**PROBLEM DETAILS:** Within the records that follow, restate exactly the lines from the line with "Convert this chart" down to the line with "import seaborn as sns", including both. Omit the pictures.

(Some records)
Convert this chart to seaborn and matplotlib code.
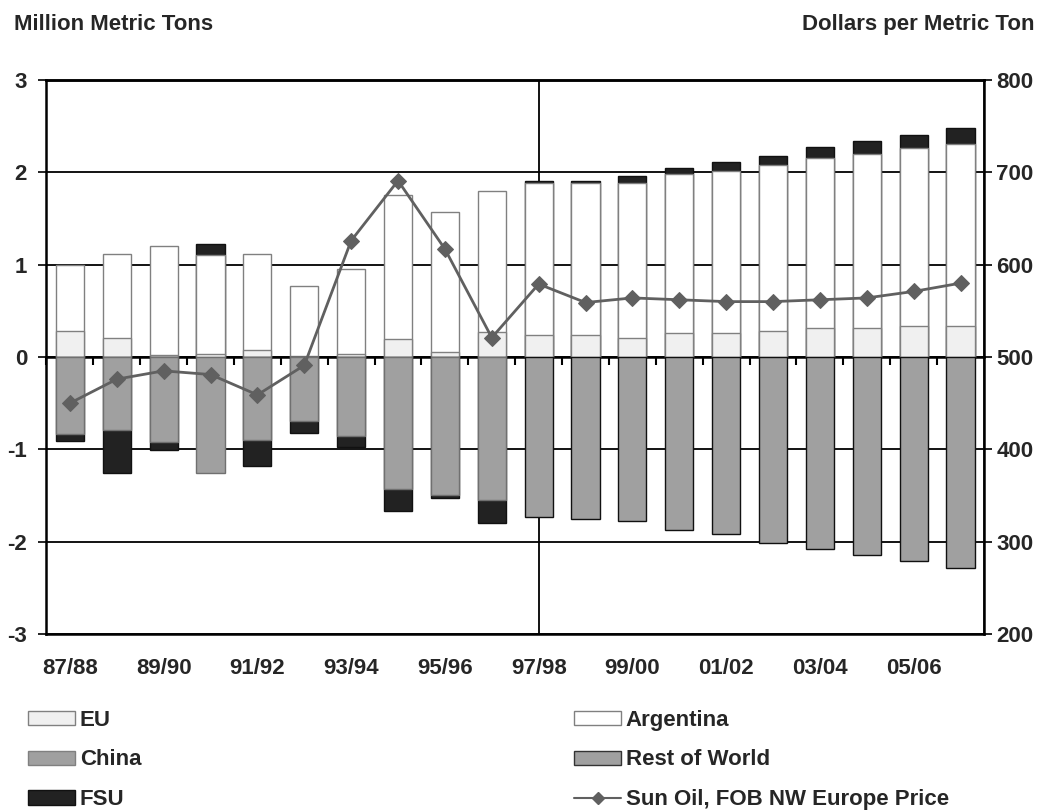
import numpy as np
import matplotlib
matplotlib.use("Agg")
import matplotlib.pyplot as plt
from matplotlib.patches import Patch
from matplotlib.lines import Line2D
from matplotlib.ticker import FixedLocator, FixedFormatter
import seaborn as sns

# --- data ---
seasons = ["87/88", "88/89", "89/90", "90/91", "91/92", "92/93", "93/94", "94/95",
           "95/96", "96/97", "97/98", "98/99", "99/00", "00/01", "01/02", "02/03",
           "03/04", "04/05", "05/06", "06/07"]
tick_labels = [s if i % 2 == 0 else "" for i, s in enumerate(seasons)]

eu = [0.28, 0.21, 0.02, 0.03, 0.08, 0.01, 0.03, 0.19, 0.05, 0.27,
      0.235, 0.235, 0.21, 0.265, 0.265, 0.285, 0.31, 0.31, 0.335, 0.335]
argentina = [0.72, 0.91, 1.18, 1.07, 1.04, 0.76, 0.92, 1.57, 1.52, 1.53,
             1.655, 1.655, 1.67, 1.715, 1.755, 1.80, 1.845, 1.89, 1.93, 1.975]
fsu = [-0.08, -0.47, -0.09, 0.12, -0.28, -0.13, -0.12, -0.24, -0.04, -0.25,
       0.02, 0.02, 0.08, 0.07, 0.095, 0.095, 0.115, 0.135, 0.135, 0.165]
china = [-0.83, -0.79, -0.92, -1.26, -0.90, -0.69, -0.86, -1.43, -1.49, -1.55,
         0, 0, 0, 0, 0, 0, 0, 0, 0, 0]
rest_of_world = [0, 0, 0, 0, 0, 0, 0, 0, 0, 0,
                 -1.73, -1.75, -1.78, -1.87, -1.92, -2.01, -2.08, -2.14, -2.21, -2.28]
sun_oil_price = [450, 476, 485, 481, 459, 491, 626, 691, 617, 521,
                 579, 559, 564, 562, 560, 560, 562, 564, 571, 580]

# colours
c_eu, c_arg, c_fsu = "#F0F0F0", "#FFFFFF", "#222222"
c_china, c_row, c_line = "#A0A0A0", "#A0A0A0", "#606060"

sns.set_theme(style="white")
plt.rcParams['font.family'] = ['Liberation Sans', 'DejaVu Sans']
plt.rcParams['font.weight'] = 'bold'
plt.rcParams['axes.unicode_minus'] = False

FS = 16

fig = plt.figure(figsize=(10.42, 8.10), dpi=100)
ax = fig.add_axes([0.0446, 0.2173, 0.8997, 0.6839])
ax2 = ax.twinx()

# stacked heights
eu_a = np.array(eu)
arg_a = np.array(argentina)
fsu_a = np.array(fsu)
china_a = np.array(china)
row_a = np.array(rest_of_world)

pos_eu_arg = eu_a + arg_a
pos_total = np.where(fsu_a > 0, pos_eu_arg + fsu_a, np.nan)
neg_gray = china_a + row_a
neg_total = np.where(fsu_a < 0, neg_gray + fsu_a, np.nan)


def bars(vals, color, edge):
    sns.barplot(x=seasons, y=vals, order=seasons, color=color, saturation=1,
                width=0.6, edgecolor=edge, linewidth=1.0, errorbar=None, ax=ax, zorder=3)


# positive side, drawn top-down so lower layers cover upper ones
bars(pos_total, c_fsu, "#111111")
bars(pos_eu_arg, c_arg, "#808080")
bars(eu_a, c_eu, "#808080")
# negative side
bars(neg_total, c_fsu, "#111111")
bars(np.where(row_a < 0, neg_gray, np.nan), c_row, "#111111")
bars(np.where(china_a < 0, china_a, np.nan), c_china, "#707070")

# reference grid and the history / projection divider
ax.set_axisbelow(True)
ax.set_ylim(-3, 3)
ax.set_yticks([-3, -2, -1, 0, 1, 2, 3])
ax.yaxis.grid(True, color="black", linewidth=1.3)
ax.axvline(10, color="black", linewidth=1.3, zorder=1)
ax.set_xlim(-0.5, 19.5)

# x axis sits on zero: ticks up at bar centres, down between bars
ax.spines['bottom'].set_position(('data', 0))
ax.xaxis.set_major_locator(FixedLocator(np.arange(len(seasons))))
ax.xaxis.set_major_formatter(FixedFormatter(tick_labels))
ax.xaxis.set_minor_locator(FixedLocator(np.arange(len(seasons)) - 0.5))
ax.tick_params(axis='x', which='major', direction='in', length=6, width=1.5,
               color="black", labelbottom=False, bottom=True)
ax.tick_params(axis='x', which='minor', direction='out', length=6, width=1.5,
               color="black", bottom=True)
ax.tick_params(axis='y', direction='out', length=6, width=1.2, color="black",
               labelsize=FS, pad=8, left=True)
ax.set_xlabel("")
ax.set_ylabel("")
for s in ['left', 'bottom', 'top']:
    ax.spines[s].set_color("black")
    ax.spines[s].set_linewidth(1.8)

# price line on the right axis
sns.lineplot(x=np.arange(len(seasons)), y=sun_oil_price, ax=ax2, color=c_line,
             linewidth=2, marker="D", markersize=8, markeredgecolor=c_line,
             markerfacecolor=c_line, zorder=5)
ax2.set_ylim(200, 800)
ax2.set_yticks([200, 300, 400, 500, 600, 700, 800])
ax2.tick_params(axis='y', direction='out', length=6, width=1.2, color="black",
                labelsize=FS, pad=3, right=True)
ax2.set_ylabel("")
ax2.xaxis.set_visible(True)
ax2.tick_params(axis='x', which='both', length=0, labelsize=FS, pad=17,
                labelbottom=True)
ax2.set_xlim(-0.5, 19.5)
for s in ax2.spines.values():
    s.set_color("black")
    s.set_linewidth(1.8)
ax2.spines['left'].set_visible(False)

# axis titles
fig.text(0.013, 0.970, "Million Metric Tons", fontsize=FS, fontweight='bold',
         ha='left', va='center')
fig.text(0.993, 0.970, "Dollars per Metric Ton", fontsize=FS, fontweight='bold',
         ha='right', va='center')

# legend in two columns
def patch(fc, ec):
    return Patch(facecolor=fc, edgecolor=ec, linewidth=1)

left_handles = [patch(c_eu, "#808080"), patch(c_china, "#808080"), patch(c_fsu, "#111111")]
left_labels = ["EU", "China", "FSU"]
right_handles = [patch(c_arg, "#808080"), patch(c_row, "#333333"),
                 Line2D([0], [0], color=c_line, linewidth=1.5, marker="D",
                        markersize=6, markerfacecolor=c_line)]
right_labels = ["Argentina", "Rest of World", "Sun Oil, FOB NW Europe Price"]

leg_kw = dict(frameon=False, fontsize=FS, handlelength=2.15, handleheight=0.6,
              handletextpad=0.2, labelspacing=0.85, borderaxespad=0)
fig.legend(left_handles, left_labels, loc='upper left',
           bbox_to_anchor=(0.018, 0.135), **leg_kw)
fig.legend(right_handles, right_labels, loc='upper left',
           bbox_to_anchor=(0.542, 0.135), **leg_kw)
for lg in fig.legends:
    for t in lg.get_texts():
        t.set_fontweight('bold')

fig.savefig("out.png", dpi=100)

---

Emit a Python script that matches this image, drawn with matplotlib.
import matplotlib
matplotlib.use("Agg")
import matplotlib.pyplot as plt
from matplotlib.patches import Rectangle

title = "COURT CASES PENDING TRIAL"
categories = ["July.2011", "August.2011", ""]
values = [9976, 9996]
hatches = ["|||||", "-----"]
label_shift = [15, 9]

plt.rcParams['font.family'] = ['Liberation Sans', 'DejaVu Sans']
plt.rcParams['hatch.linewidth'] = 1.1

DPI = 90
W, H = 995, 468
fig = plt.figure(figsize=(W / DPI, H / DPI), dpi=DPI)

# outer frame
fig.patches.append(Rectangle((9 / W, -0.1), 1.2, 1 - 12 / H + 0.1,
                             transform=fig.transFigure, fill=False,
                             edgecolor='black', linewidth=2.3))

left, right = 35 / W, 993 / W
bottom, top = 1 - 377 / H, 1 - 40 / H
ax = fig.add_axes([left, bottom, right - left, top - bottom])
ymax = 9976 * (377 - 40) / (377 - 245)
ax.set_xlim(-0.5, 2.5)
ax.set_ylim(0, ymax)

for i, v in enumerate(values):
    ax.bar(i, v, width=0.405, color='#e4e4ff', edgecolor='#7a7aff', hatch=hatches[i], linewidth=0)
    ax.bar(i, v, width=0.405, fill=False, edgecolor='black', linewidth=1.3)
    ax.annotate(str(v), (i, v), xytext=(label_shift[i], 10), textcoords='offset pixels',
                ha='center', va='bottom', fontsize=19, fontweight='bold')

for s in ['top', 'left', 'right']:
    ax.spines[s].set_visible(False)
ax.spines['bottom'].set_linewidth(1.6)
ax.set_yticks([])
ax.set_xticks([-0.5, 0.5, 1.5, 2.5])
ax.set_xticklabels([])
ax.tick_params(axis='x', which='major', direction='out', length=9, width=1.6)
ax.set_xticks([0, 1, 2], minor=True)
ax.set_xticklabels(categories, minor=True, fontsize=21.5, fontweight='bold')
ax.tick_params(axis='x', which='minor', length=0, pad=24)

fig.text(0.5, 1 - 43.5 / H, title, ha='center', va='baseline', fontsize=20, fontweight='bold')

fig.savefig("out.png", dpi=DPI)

**SOLUTION:**
Convert this chart to seaborn and matplotlib code.
import numpy as np
import matplotlib
matplotlib.use("Agg")
import matplotlib.pyplot as plt
from matplotlib.patches import Patch
from matplotlib.lines import Line2D
from matplotlib.ticker import FixedLocator, FixedFormatter
import seaborn as sns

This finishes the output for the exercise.